You have just moved back home from your three year adventure in Colorado. You are now a bartender (and a pretty awesome one at that). You have your Bachelor's degree in English Literature and you just got accepted into The City College of New York where you will spend Monday nights in class working on your Master's in Fine Arts in Creative Writing. You will wake up at least three times a week and think "I wish I had a real job" or "Why the hell did I spend so much money to go to college just to work in a bar?!" Know this: you left college with four years of experience, incredible friends who molded you into the awesome person you are, passion to travel, bravery, determination, and the perfect platform to build a career off of. So, stop stressing.
This year, you will kick off your non-profit organization that helps people to focus on the positives in life instead of the negatives. You will publish your first book. You will become a bar manager. You will maintain a 4.0 average in graduate school. You will grow closer with your family than you ever thought possible. This year, Mama will be diagnosed with cancer. It's going to be absolutely terrifying and you are going to cry more than you knew to be possible. It will be scary, but she is going to be a rockstar and you will understand that she really is the strongest person you know. I promise you though, it will be okay. And I'm not just saying that.
This year, you will finally be able to listen to stories of Depression, self-harm, suicide and you won't be sent into an insane panic attack afterwards. People are going to confide in you, and you are really going to embrace that. You will realize that you learn from what they share with you and you always grow stronger after their stories. Thank them.
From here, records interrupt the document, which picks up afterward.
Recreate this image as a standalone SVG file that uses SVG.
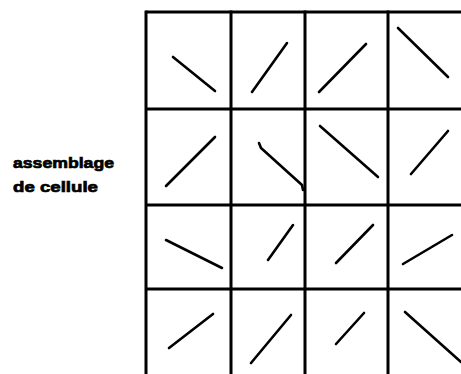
<svg xmlns="http://www.w3.org/2000/svg" width="461" height="374" viewBox="0 0 461 374">
<style>
.grid{stroke:#000;stroke-width:3;fill:none}
.s{stroke:#000;stroke-width:2.6;stroke-linecap:round;fill:none}
.lbl{font-family:"Liberation Sans",Arial,sans-serif;font-weight:bold;font-size:15px;fill:#000;stroke:#000;stroke-width:0.7}
</style>
<rect width="461" height="374" fill="#fff"/>
<g id="label">
<text class="lbl" x="13" y="168" textLength="101" lengthAdjust="spacingAndGlyphs">assemblage</text>
<text class="lbl" x="13" y="192" textLength="85" lengthAdjust="spacingAndGlyphs">de cellule</text>
</g>
<g id="grid" class="grid">
<line x1="146" y1="12" x2="461" y2="12"/>
<line x1="146" y1="109" x2="461" y2="109"/>
<line x1="146" y1="205" x2="461" y2="205"/>
<line x1="146" y1="289" x2="461" y2="289"/>
<line x1="146" y1="10.5" x2="146" y2="374"/>
<line x1="231" y1="10.5" x2="231" y2="374"/>
<line x1="305" y1="10.5" x2="305" y2="374"/>
<line x1="388" y1="10.5" x2="388" y2="374"/>
</g>
<g id="cells">
<g id="c00"><line class="s" x1="173" y1="57" x2="215" y2="91"/></g>
<g id="c01"><line class="s" x1="252" y1="92" x2="287" y2="43"/></g>
<g id="c02"><line class="s" x1="319" y1="92" x2="366" y2="44"/></g>
<g id="c03"><line class="s" x1="398" y1="28" x2="448" y2="77"/></g>
<g id="c10"><line class="s" x1="166" y1="186" x2="215" y2="137"/></g>
<g id="c11"><polyline class="s" points="259,143 261,148 302,185 303,190"/></g>
<g id="c12"><line class="s" x1="320" y1="126" x2="378" y2="177"/></g>
<g id="c13"><line class="s" x1="411" y1="174" x2="448" y2="131"/></g>
<g id="c20"><line class="s" x1="166" y1="240" x2="222" y2="268"/></g>
<g id="c21"><line class="s" x1="268" y1="260" x2="293" y2="225"/></g>
<g id="c22"><line class="s" x1="336" y1="263" x2="373" y2="225"/></g>
<g id="c23"><line class="s" x1="403" y1="264" x2="452" y2="235"/></g>
<g id="c30"><line class="s" x1="169" y1="348" x2="213" y2="314"/></g>
<g id="c31"><line class="s" x1="251" y1="363" x2="291" y2="315"/></g>
<g id="c32"><line class="s" x1="336" y1="344" x2="364" y2="313"/></g>
<g id="c33"><line class="s" x1="405" y1="312" x2="461" y2="362"/></g>
</g>
</svg>
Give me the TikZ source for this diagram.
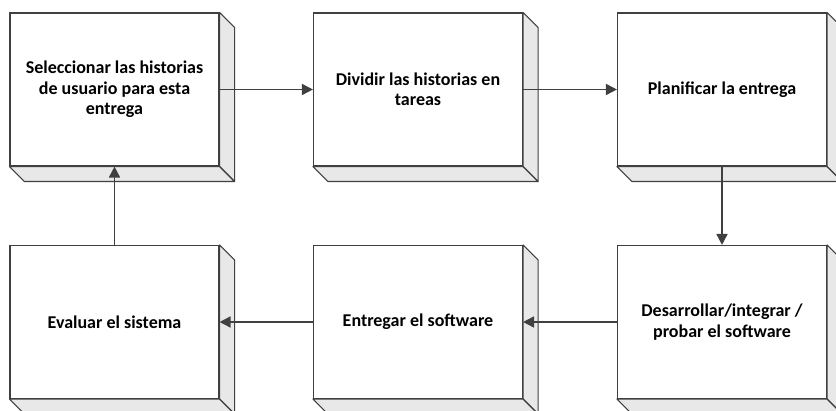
\documentclass[tikz,border=0pt]{standalone}
\usepackage{fontspec}
\setmainfont{Carlito}
\usetikzlibrary{arrows.meta}
\definecolor{ln}{HTML}{404040}
\definecolor{sidec}{HTML}{E8E8E8}
\newcommand\tdbox[3]{%
  \node[box] (#1) at (#2) {#3};
  \draw[sidef] (#1.north east) -- ++(15,15) -- ([shift={(15,15)}]#1.south east) -- (#1.south east) -- cycle;
  \draw[sidef] (#1.south west) -- ++(15,15) -- ([shift={(15,15)}]#1.south east) -- (#1.south east) -- cycle;
}
\begin{document}
\begin{tikzpicture}[x=1pt,y=-1pt,
  box/.style={draw=ln, line width=1.1pt, fill=white, minimum width=209pt, minimum height=153pt,
    inner sep=0pt, align=center, font=\fontsize{18}{20.5}\selectfont\bfseries},
  sidef/.style={draw=ln, line width=1.1pt, fill=sidec, line join=round},
  conn/.style={draw=ln, line width=1.6pt, -{Triangle[length=11pt,width=11pt]}}]
\useasboundingbox (0,0) rectangle (836,411);
\tdbox{s1}{114.5,89.5}{Seleccionar las historias\\de usuario para esta\\entrega}
\tdbox{s2}{418,89.5}{Dividir las historias en\\tareas}
\tdbox{s3}{722,89.5}{Planificar la entrega}
\tdbox{s4}{722,322}{Desarrollar/integrar /\\probar el software}
\tdbox{s5}{418,322}{Entregar el software}
\tdbox{s6}{114.5,322}{Evaluar el sistema}
\draw[conn] (s1) -- (s2);
\draw[conn] (s2) -- (s3);
\draw[conn] (s3.south) -- (s4.north);
\draw[conn] (s4) -- (s5);
\draw[conn] (s5) -- (s6);
\draw[conn] (s6.north) -- (s1.south);
\end{tikzpicture}
\end{document}
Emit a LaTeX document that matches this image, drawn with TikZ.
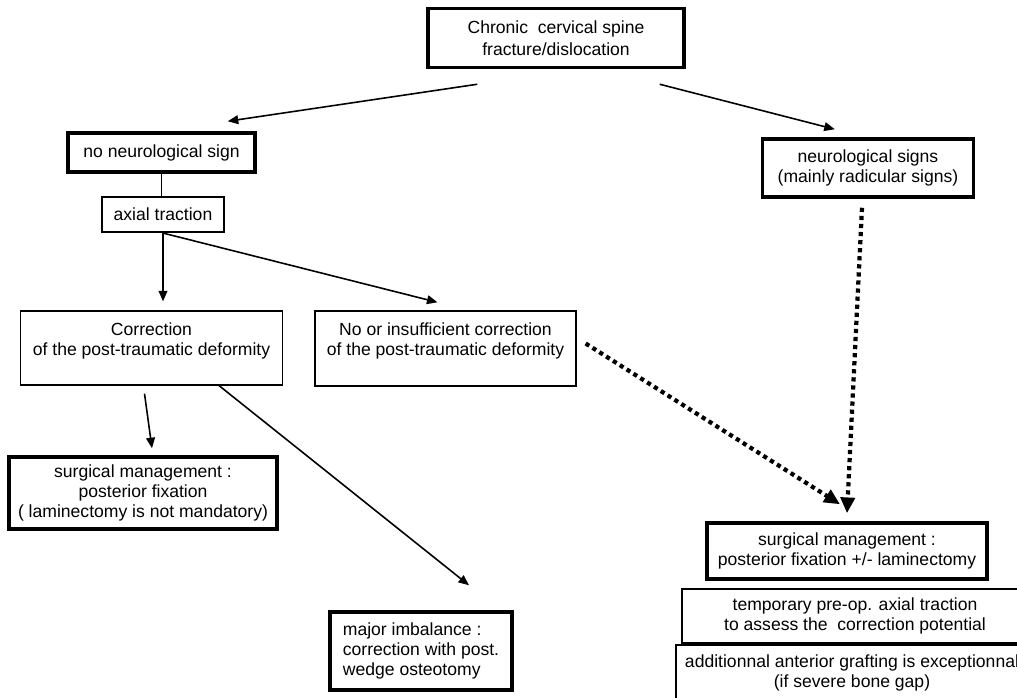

After years of denial and hiding the truth, you will get over your fear of the stigmas and you will finally be able to admit that you suffer from depression. You will also not be afraid to say that you spent too many years dealing with your depression by participating in self-harm. You'll admit that it hurt. You'll admit that it is an addiction. You will admit that even though you haven't done it in a couple of years now, the cravings definitely come back. The coolest part about these years of suffering is just about to come. You are going to be able to do something that I am forever indebted to you for: you are going to love your depression. Sounds weird, right? I know. But it's true. You'll love it because it is such a large part of who you are and why you are such an understanding person. You will chalk it up to experience, and experiences are always worth it. You are going to know exactly how to control depression. It won't control you anymore. You are going to control It. It's the best feeling. Seriously.
Something really amazing is going to happen this year, too. Are you ready?! You are going to fall in love. And then, you are totally going to get engaged! I know! I didn't believe it either. Keep your eyes wide and your heart open. I'm not going to tell you who he is, I'm just going to tell you that you have never been happier. Let it happen. It's the best thing you've ever done.
I know it's been a rough road, young one, but you have come so far and I am so very proud of you. I couldn't be who I am today without you, so thank you - SO MUCH - for never giving up. You are full of love, passion, hope, and positivity. Don't let any of that go.